LISTED RECORDS:

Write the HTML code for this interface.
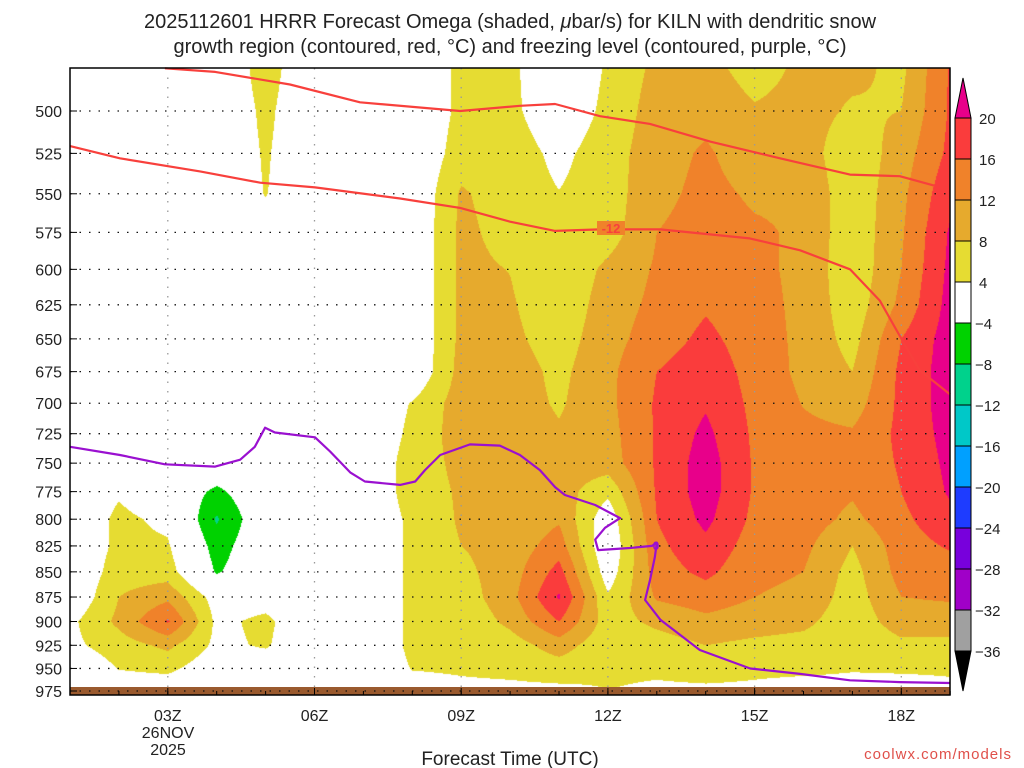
<!DOCTYPE html>
<html><head><meta charset="utf-8">
<style>
html,body{margin:0;padding:0;background:#fff;width:1024px;height:768px;overflow:hidden}
#wrap{position:relative;width:1024px;height:768px}
canvas{position:absolute;left:70px;top:68px}
svg{position:absolute;left:0;top:0}
text{font-family:"Liberation Sans",sans-serif;fill:#222}
</style></head>
<body>
<div id="wrap">
<canvas id="field" width="880" height="627"></canvas>
<svg id="ov" width="1024" height="768"></svg>
</div>
<script>
const levels=[475,500,525,550,575,600,625,650,675,700,725,750,775,800,825,850,875,900,925,950,975];
const hours=[1,2,3,4,5,6,7,8,9,10,11,12,13,14,15,16,17,18,19];
const omegaH1=[0,0,0,0,0,0,0,0,0,0,0,0,0,0,0,0,0,3,3,0,0];
const omegaH2=[0,0,0,0,0,0,0,0,0,0,0,0,3.5,5,5,6,8,9,6,4.2,1];
const omegaH3=[0,0,0,0,0,0,0,0,0,0,0,0,0,3,4.5,6,11,16.5,9,5,1];
const omegaH4=[0,0,0,0,0,0,0,0,0,0,0,0,-5,-8.5,-6,-4.5,2,3,3,1,0];
const omegaH5=[6,5,4.5,4.2,2,0,0,0,0,0,0,0,0,0,0,0,2,5,4.5,1,0];
const omegaH6=[0,0,0,0,0,0,0,0,0,0,0,0,0,0,0,0,0,0,0,0,0];
const omegaH7=[0,0,0,0,0,0,0,0,0,0,0,0,0,0,0,0,0,0,0,0,0];
const omegaH8=[0,0,0,0,0,0,0,0,0,4.3,5,6,6,5,5,5,5,5,5,4.2,2];
const omegaH9=[5,5,6,8.5,9,9,9,9,9.5,10,10,9,8.5,8.5,8,7,6,5,5,4.5,3];
const omegaH10=[5,5,6,6,6.5,7.9,8.5,9,10,10,10,10,10,9,9.5,10,10.5,9,6,5,3];
const omegaH11=[0,1,3,4.1,4.1,4.5,5,6,7,7.5,8.5,10,10,11.5,14,17.5,20.5,16,10,6,3];
const omegaH12=[4.5,5,6,6,6,9,10,10.5,11,11,10.5,10,5,1,0,1.5,4.5,6,5,4.5,4];
const omegaH13=[9,10,10.5,11,12,12.5,13,14,16,16.5,16.5,16.5,16.5,16,15,14,12.5,9,6,4.5,3.5];
const omegaH14=[9.5,11,12.5,13,13.5,14,15.5,17,18.5,19.5,21,22,22,21,19,17,14,11,8,5,3.5];
const omegaH15=[6,8.5,10,11.5,12.5,13,13.5,14,14.5,15,15.3,15.5,15.5,15,14,13,12,10,7,4.5,3.5];
const omegaH16=[9,9.5,10,11.5,11.5,11,11,11,11,11.8,13,14,14,14,13,12,11,9,6.5,4.5,3];
const omegaH17=[9,7.5,5,5,5,5,5.5,6.5,8,10,12.5,13,12.5,11,8,6.5,6,5.5,5,4.2,3];
const omegaH18=[7,8,10,11,11.5,12,13,16,17,17,17,16.5,16,15,14,13.5,12,10,7,4.3,3];
const omegaH19=[16.5,16.5,17,19,20.5,21,21.5,22,22,22,21.5,21,20.5,19,16.5,14,12.5,10,7,4.3,3.5];
const omegaColumns=[omegaH1,omegaH2,omegaH3,omegaH4,omegaH5,omegaH6,omegaH7,omegaH8,omegaH9,omegaH10,omegaH11,omegaH12,omegaH13,omegaH14,omegaH15,omegaH16,omegaH17,omegaH18,omegaH19];

const dgzHours=[1,2.02,3.66,4.89,6.01,7.75,8.98,10,10.92,11.84,13.07,14.9,15.93,16.95,17.56,18.08,18.38,19];
const dgzPres=[520.6,528,536,543,546,553,559,568,574,573,573,579,587,600,622,655,674,693];
const dgzTopHours=[2.94,3.97,5.5,6.93,8.98,10.2,10.92,11.84,12.86,14.1,15.52,16.95,17.97,18.69];
const dgzTopPres=[476,478,485,495,500,497,496,503,507.5,518,528,538,539,545];
const frzHours=[1,2.02,2.94,3.97,4.48,4.78,4.99,5.19,6.01,6.32,6.73,7.03,7.75,8.06,8.26,8.57,9.18,9.79,10.2,10.61,10.92,11.12,11.74,12.25,11.94,11.74,11.8,12.45,12.9,13.0,12.96,12.86,12.76,13.07,13.88,14.91,15.93,16.95,17.97,19];
const frzPres=[736,743,751,753,747,736,720,724,728,740,758,766,769,766,756,743,734,735,743,756,771,778,787,799,808,819,829,827,825,822,836,858,878,898,930,950,956,963,965,966];

const tickLevels=[500,525,550,575,600,625,650,675,700,725,750,775,800,825,850,875,900,925,950,975];
const timeTicks=[3,6,9,12,15,18];
const timeLabels=["03Z","06Z","09Z","12Z","15Z","18Z"];
const cbValues=[20,16,12,8,4,-4,-8,-12,-16,-20,-24,-28,-32,-36];
const cbColors=["#fa3c3c","#f0822a","#e6aa2d","#e6dc32","#ffffff","#00d200","#00d28c","#00c8c8","#00a0ff","#1e3cff","#7800dc","#a000c8","#a0a0a0"];

const X0=70,X1=950,Y0=68,Y1=695;
function xOf(h){return 70+(h-1)*48.9;}
function yOf(p){return 111+868.5*Math.log(p/500);}
function pOf(y){return 500*Math.exp((y-111)/868.5);}
function colorOf(v){
  if(v>=20)return[232,0,138];
  if(v>=16)return[250,60,60];
  if(v>=12)return[240,130,42];
  if(v>=8)return[230,170,45];
  if(v>=4)return[230,220,50];
  if(v>-4)return[255,255,255];
  if(v>-8)return[0,210,0];
  if(v>-12)return[0,210,140];
  if(v>-16)return[0,200,200];
  if(v>-20)return[0,160,255];
  return[30,60,255];
}
const cv=document.getElementById('field'),ctx=cv.getContext('2d');
const img=ctx.createImageData(880,627);
for(let py=0;py<627;py++){
  const p=pOf(Y0+py+0.5);
  let fi=(p-levels[0])/25; fi=Math.max(0,Math.min(levels.length-1.0001,fi));
  const i0=Math.floor(fi),ti=fi-i0;
  for(let px=0;px<880;px++){
    let fj=(px+0.5)/48.9; fj=Math.max(0,Math.min(hours.length-1.0001,fj));
    const j0=Math.floor(fj),tj=fj-j0;
    const a=omegaColumns[j0],b=omegaColumns[j0+1];
    const v=(a[i0]*(1-ti)+a[i0+1]*ti)*(1-tj)+(b[i0]*(1-ti)+b[i0+1]*ti)*tj;
    const c=colorOf(v),k=(py*880+px)*4;
    img.data[k]=c[0];img.data[k+1]=c[1];img.data[k+2]=c[2];img.data[k+3]=255;
  }
}
ctx.putImageData(img,0,0);

const NS='http://www.w3.org/2000/svg',svg=document.getElementById('ov');
function el(t,at,parent){const e=document.createElementNS(NS,t);for(const k in at)e.setAttribute(k,at[k]);(parent||svg).appendChild(e);return e;}
function txt(s,at){const e=el('text',at);e.textContent=s;return e;}

const g=el('rect',{x:X0,y:687,width:X1-X0,height:Y1-687,fill:'#9a5a2e'});



tickLevels.forEach(p=>{
  const y=yOf(p);
  const l=el('line',{x1:X0,x2:X1,y1:y,y2:y,stroke:'#111','stroke-width':1.3,'stroke-dasharray':'1.5,8'});
  
  
  el('line',{x1:X0,x2:X0+7,y1:y,y2:y,stroke:'#000','stroke-width':1});
  const t=txt(String(p),{x:62,y:y+6,'text-anchor':'end','font-size':16});
  
  
});
timeTicks.forEach((h,i)=>{
  const x=xOf(h);
  const l=el('line',{x1:x,x2:x,y1:Y0,y2:Y1,stroke:'#999','stroke-width':1.3,'stroke-dasharray':'1.5,8'});
  
  
  el('line',{x1:x,x2:x,y1:Y1,y2:Y1-7,stroke:'#000','stroke-width':1});
  const t=txt(timeLabels[i],{x:x,y:721,'text-anchor':'middle','font-size':16});
  
  
});
for(let h=1;h<=19;h++){el('line',{x1:xOf(h),x2:xOf(h),y1:Y1,y2:Y1-4,stroke:'#000','stroke-width':1});}

function poly(hs,ps,color,name){
  const pts=hs.map((h,i)=>xOf(h).toFixed(1)+','+yOf(ps[i]).toFixed(1)).join(' ');
  const l=el('polyline',{points:pts,fill:'none',stroke:color,'stroke-width':2.2,'stroke-linejoin':'round'});
  
  
}
poly(dgzHours,dgzPres,'#f8403c','dgz-contour-minus12');
poly(dgzTopHours,dgzTopPres,'#f8403c','dgz-contour-upper');
poly(frzHours,frzPres,'#9a10d0','freezing-level-contour');
el('rect',{x:597,y:221,width:28,height:14,fill:'#f0822a'});
const l12=txt('-12',{x:611,y:233,'text-anchor':'middle','font-size':13,'font-weight':'bold',style:'fill:#f8403c'});


const l0=txt('0',{x:656,y:550,'text-anchor':'middle','font-size':12,'font-weight':'bold',style:'fill:#9a10d0'});



const fr=el('rect',{x:X0,y:Y0,width:X1-X0,height:Y1-Y0,fill:'none',stroke:'#000','stroke-width':1.5});



const CB_X=955,CB_W=16,CB_TOP=118,CB_STEP=41;
el('polygon',{points:`${CB_X},${CB_TOP} ${CB_X+CB_W},${CB_TOP} ${CB_X+CB_W/2},78`,fill:'#e8008a',stroke:'#000','stroke-width':1});
cbColors.forEach((c,i)=>{
  const r=el('rect',{x:CB_X,y:CB_TOP+i*CB_STEP,width:CB_W,height:CB_STEP,fill:c,stroke:'#000','stroke-width':1});
  
  
});
const bot=CB_TOP+cbColors.length*CB_STEP;
el('polygon',{points:`${CB_X},${bot} ${CB_X+CB_W},${bot} ${CB_X+CB_W/2},${bot+40}`,fill:'#000',stroke:'#000','stroke-width':1});
cbValues.forEach((v,i)=>{
  const t=txt(v<0?'\u2212'+(-v):String(v),{x:v<0?975:979,y:CB_TOP+i*CB_STEP+6,'font-size':15});
  
  
});
</script>
<svg width="1024" height="768" style="position:absolute;left:0;top:0;pointer-events:none">
<text x="510" y="28" text-anchor="middle" font-size="20">2025112601 HRRR Forecast Omega (shaded, <tspan font-style="italic">μ</tspan>bar/s) for KILN with dendritic snow</text>
<text x="510" y="53" text-anchor="middle" font-size="20">growth region (contoured, red, °C) and freezing level (contoured, purple, °C)</text>
<text x="168" y="738" text-anchor="middle" font-size="16">26NOV</text>
<text x="168" y="755" text-anchor="middle" font-size="16">2025</text>
<text x="510" y="765" text-anchor="middle" font-size="19">Forecast Time (UTC)</text>
<text x="1012" y="759" text-anchor="end" font-size="15" letter-spacing="1" style="fill:#e0504a">coolwx.com/models</text>
</svg>
</body></html>
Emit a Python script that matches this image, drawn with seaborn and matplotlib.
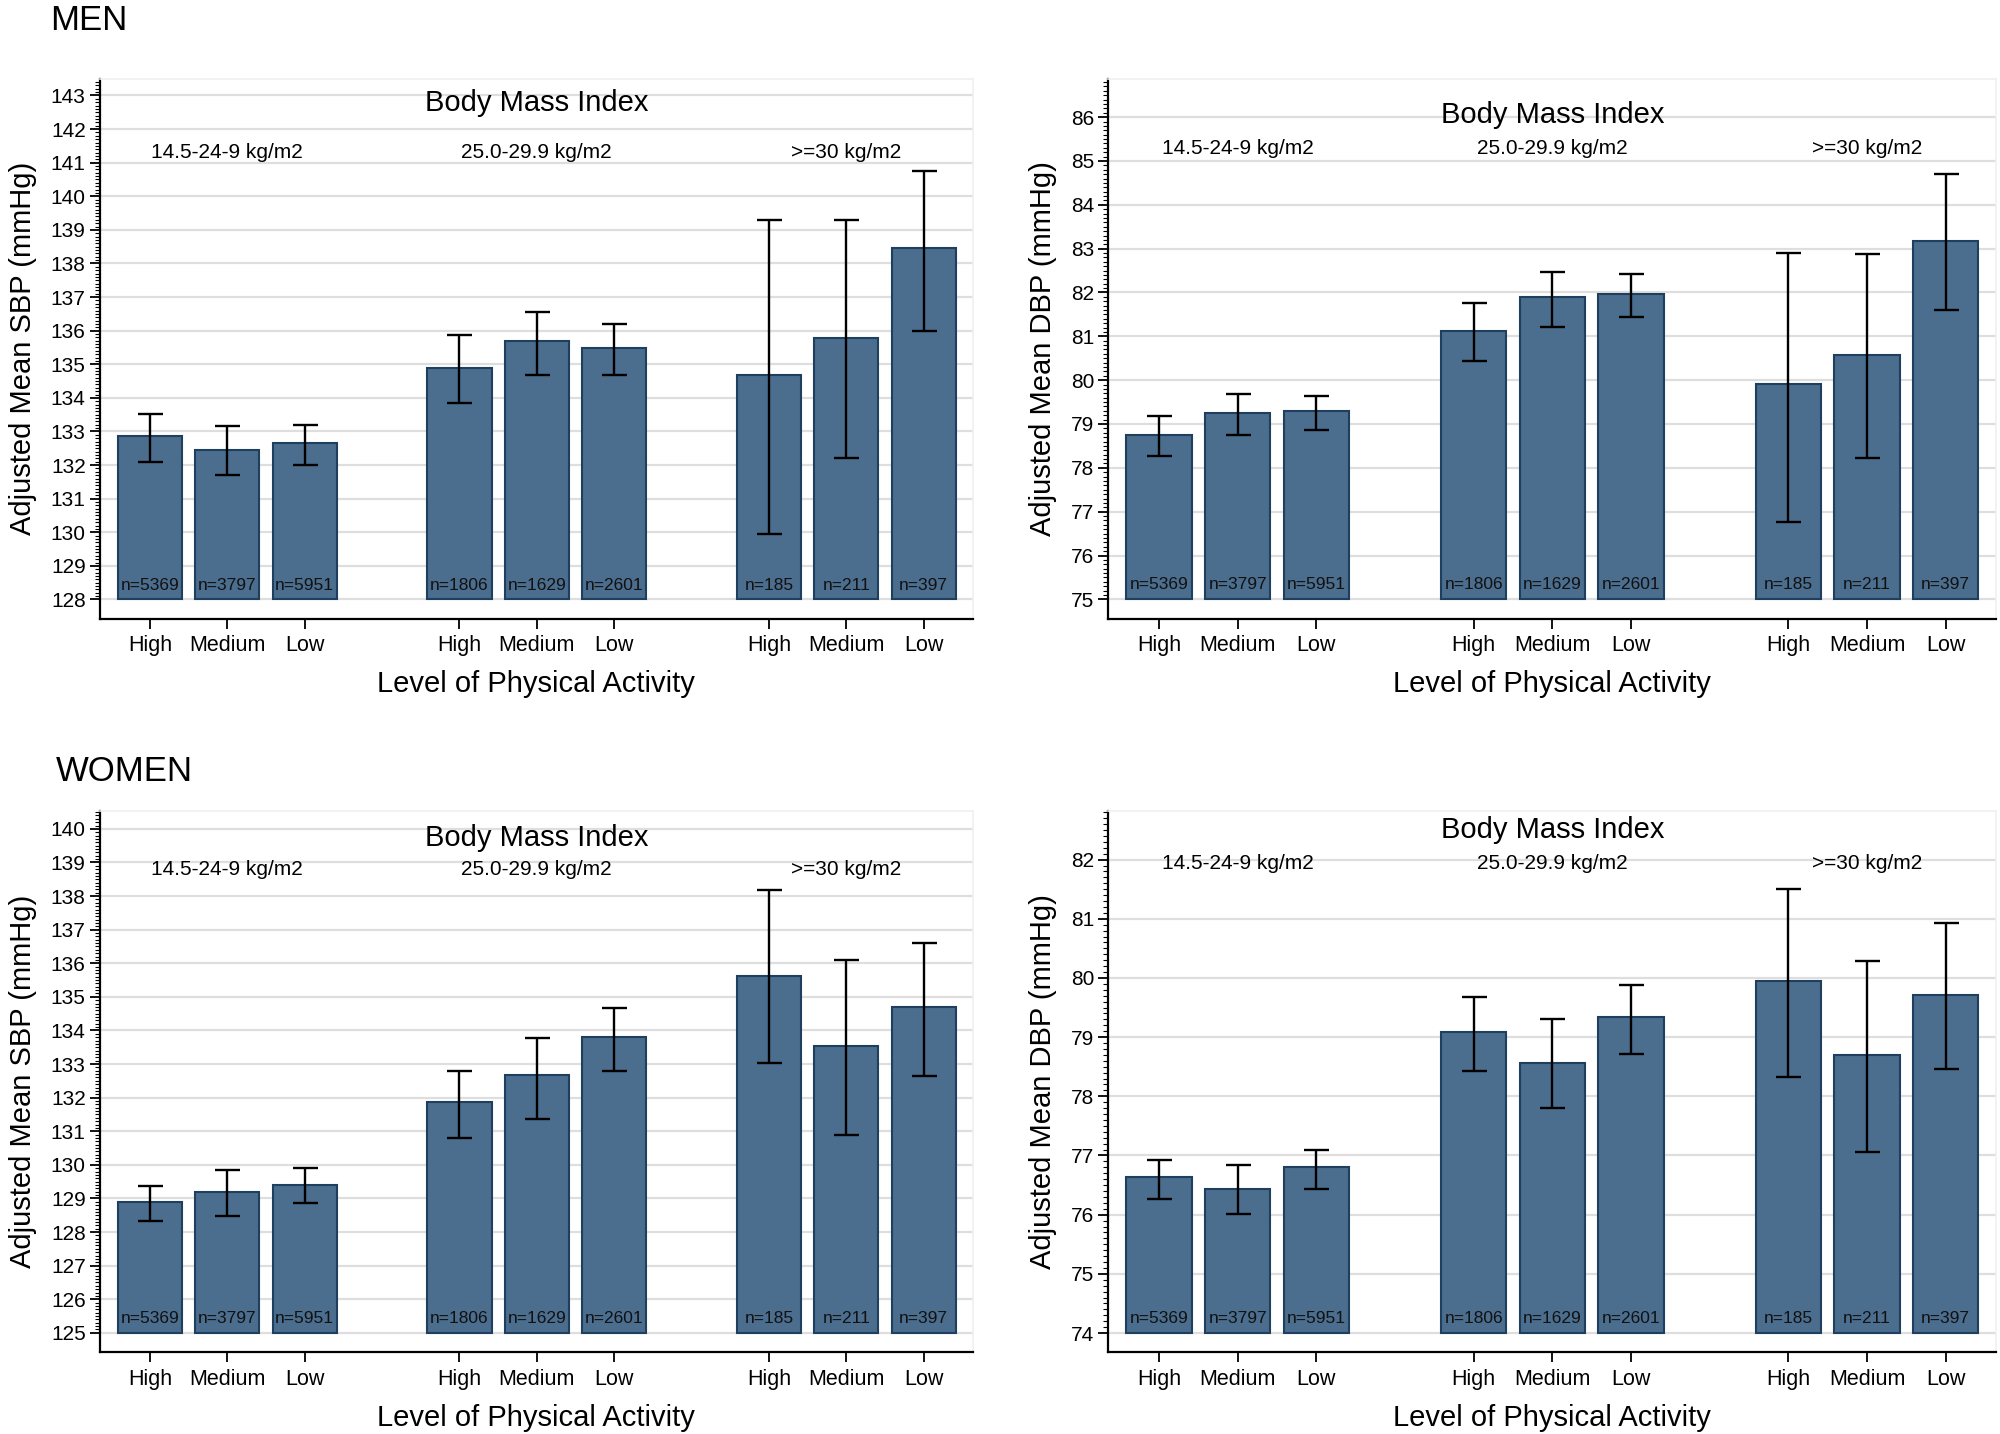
import numpy as np
import pandas as pd
import matplotlib
matplotlib.use("Agg")
import matplotlib.pyplot as plt
import seaborn as sns
from matplotlib.ticker import FixedLocator

# values
levels = ["High", "Medium", "Low"]
bmi_groups = ["14.5-24-9 kg/m2", "25.0-29.9 kg/m2", ">=30 kg/m2"]
n_counts = [5369, 3797, 5951, 1806, 1629, 2601, 185, 211, 397]

men_sbp_mean = [132.88, 132.46, 132.66, 134.90, 135.70, 135.47, 134.68, 135.78, 138.45]
men_sbp_lo = [132.10, 131.71, 131.99, 133.85, 134.67, 134.67, 129.94, 132.20, 136.00]
men_sbp_hi = [133.52, 133.15, 133.20, 135.88, 136.57, 136.20, 139.28, 139.30, 140.75]

men_dbp_mean = [78.75, 79.24, 79.30, 81.12, 81.90, 81.96, 79.91, 80.57, 83.17]
men_dbp_lo = [78.26, 78.75, 78.87, 80.44, 81.22, 81.43, 76.77, 78.22, 81.60]
men_dbp_hi = [79.18, 79.68, 79.64, 81.75, 82.46, 82.43, 82.90, 82.88, 84.70]

women_sbp_mean = [128.90, 129.18, 129.41, 131.86, 132.66, 133.81, 135.62, 133.53, 134.69]
women_sbp_lo = [128.33, 128.49, 128.85, 130.80, 131.37, 132.80, 133.02, 130.89, 132.63]
women_sbp_hi = [129.38, 129.84, 129.91, 132.80, 133.78, 134.68, 138.18, 136.10, 136.61]

women_dbp_mean = [76.64, 76.43, 76.80, 79.09, 78.56, 79.34, 79.95, 78.69, 79.71]
women_dbp_lo = [76.27, 76.01, 76.43, 78.43, 77.81, 78.71, 78.32, 77.06, 78.46]
women_dbp_hi = [76.93, 76.84, 77.10, 79.68, 79.30, 79.88, 81.51, 80.28, 80.93]

bar_fill = "#4b6d8e"
bar_edge = "#1e3f5e"

sns.set_style("white")
plt.rcParams["font.family"] = ["Liberation Sans", "DejaVu Sans"]
plt.rcParams["text.color"] = "black"
plt.rcParams["axes.labelcolor"] = "black"
plt.rcParams["xtick.color"] = "black"
plt.rcParams["ytick.color"] = "black"

fig = plt.figure(figsize=(20, 14.34), dpi=100)

# group g, level k -> position g*4 + k (gap of one slot between BMI groups)
pos = [g * 4 + k for g in range(3) for k in range(3)]

panels = [
    dict(rect=[0.0498, 0.5686, 0.4368, 0.3763], mean=men_sbp_mean, lo=men_sbp_lo, hi=men_sbp_hi,
         base=128, ylim=(127.43, 143.49), ylabel="Adjusted Mean SBP (mmHg)", bmi_y=0.955, grp_y=0.863),
    dict(rect=[0.554, 0.5686, 0.444, 0.3763], mean=men_dbp_mean, lo=men_dbp_lo, hi=men_dbp_hi,
         base=75, ylim=(74.56, 86.87), ylabel="Adjusted Mean DBP (mmHg)", bmi_y=0.934, grp_y=0.872),
    dict(rect=[0.0498, 0.0572, 0.4368, 0.3772], mean=women_sbp_mean, lo=women_sbp_lo, hi=women_sbp_hi,
         base=125, ylim=(124.43, 140.53), ylabel="Adjusted Mean SBP (mmHg)", bmi_y=0.950, grp_y=0.892),
    dict(rect=[0.554, 0.0572, 0.444, 0.3772], mean=women_dbp_mean, lo=women_dbp_lo, hi=women_dbp_hi,
         base=74, ylim=(73.68, 82.82), ylabel="Adjusted Mean DBP (mmHg)", bmi_y=0.965, grp_y=0.903),
]

for p in panels:
    ax = fig.add_axes(p["rect"])
    df = pd.DataFrame({"pos": pos, "mean": p["mean"]})
    sns.barplot(data=df, x="pos", y="mean", native_scale=True, width=0.83,
                color=bar_fill, saturation=1, edgecolor=bar_edge, linewidth=1.5,
                errorbar=None, ax=ax, zorder=2)
    # bars start at the panel's base value, not at zero
    for patch in ax.patches:
        top = patch.get_height()
        patch.set_y(p["base"])
        patch.set_height(top - p["base"])

    mean = np.array(p["mean"])
    yerr = [mean - np.array(p["lo"]), np.array(p["hi"]) - mean]
    ax.errorbar(pos, mean, yerr=yerr, fmt="none", ecolor="black",
                elinewidth=1.7, capsize=9, capthick=1.7, zorder=3)

    for x, n in zip(pos, n_counts):
        ax.annotate(f"n={n}", (x, p["base"]), xytext=(0, 5), textcoords="offset points",
                    ha="center", va="bottom", fontsize=12.5, color="#111111", zorder=4)

    ax.set_xlim(-0.65, 10.64)
    ax.set_ylim(*p["ylim"])
    majors = np.arange(p["base"], np.floor(p["ylim"][1]) + 1)
    ax.yaxis.set_major_locator(FixedLocator(majors))
    ax.yaxis.set_minor_locator(FixedLocator(np.arange(p["base"], p["ylim"][1], 0.1)))
    ax.set_yticklabels([f"{int(v)}" for v in majors])
    ax.set_xticks(pos)
    ax.set_xticklabels(levels * 3)

    ax.yaxis.grid(True, which="major", color="#dedede", linewidth=1.6)
    ax.set_axisbelow(True)

    ax.tick_params(axis="y", which="major", length=7, width=1.3, labelsize=15, pad=3, left=True)
    ax.tick_params(axis="y", which="minor", length=3.5, width=0.8, left=True)
    ax.tick_params(axis="x", which="major", length=7, width=1.3, labelsize=15.5, pad=5, bottom=True)

    for side in ["left", "bottom"]:
        ax.spines[side].set_color("black")
        ax.spines[side].set_linewidth(1.6)
    for side in ["top", "right"]:
        ax.spines[side].set_color("#f0f0f0")
        ax.spines[side].set_linewidth(1.2)

    ax.set_ylabel(p["ylabel"], fontsize=21, labelpad=10)
    ax.set_xlabel("Level of Physical Activity", fontsize=21, labelpad=10)

    ax.text(5, p["bmi_y"], "Body Mass Index", transform=ax.get_xaxis_transform(),
            ha="center", va="center", fontsize=21)
    for g, label in enumerate(bmi_groups):
        ax.text(g * 4 + 1, p["grp_y"], label, transform=ax.get_xaxis_transform(),
                ha="center", va="center", fontsize=15)

fig.text(0.025, 0.979, "MEN", fontsize=25, ha="left", va="baseline")
fig.text(0.028, 0.4554, "WOMEN", fontsize=25, ha="left", va="baseline")

fig.savefig("out.png", dpi=100)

AIM OF THE TASK:
Print everything from the line with "Emit a Python" down to the line with "from matplotlib.ticker import FixedLocator", both included, exactly as written and without the pictures.

SOLUTION FOR THIS TASK:
Emit a Python script that matches this image, drawn with seaborn and matplotlib.
import numpy as np
import pandas as pd
import matplotlib
matplotlib.use("Agg")
import matplotlib.pyplot as plt
import seaborn as sns
from matplotlib.ticker import FixedLocator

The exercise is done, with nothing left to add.